What the exercise asks: Stop after the line with "const data = categories.map((c, i)": repeat exactly every line before it, beginning with the first, and that line itself.

**** Data block

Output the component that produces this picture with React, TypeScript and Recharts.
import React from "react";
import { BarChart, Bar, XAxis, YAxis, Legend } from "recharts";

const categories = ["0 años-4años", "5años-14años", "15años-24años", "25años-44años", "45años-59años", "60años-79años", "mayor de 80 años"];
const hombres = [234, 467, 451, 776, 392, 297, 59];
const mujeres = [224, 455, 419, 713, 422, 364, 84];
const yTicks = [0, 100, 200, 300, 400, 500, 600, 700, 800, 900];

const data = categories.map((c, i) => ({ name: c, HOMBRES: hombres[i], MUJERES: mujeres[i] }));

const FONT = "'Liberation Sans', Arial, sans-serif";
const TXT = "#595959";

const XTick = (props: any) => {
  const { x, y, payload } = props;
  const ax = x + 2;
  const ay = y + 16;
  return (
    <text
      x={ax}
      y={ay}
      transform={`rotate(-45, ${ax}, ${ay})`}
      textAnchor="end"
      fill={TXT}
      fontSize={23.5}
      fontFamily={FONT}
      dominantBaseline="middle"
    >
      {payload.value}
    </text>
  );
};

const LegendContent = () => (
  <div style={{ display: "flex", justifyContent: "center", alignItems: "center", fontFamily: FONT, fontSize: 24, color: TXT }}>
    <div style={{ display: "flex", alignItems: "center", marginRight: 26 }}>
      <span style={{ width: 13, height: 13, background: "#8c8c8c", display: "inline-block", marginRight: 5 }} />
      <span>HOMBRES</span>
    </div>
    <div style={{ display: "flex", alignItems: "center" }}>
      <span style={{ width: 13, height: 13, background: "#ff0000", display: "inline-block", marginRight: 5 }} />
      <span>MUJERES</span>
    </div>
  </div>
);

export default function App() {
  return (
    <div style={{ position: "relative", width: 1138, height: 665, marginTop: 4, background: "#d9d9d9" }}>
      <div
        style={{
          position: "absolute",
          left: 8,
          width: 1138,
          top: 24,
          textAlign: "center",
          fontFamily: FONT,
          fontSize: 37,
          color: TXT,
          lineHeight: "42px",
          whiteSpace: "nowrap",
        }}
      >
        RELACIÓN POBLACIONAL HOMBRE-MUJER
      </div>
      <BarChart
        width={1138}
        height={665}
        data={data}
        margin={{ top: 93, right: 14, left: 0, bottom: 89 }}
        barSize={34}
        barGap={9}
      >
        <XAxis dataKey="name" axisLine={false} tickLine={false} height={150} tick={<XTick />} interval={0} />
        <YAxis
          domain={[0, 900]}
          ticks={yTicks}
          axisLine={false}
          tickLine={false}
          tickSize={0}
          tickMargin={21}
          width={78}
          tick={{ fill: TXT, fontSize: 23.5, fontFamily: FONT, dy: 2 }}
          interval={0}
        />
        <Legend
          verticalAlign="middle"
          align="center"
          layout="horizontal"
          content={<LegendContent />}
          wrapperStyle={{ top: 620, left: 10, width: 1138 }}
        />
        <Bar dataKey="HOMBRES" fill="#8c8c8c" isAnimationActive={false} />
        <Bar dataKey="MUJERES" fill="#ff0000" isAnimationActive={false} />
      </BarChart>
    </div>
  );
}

********

Exercise response:
Output the component that produces this picture with React, TypeScript and Recharts.
import React from "react";
import { BarChart, Bar, XAxis, YAxis, Legend } from "recharts";

const categories = ["0 años-4años", "5años-14años", "15años-24años", "25años-44años", "45años-59años", "60años-79años", "mayor de 80 años"];
const hombres = [234, 467, 451, 776, 392, 297, 59];
const mujeres = [224, 455, 419, 713, 422, 364, 84];
const yTicks = [0, 100, 200, 300, 400, 500, 600, 700, 800, 900];

const data = categories.map((c, i) => ({ name: c, HOMBRES: hombres[i], MUJERES: mujeres[i] }));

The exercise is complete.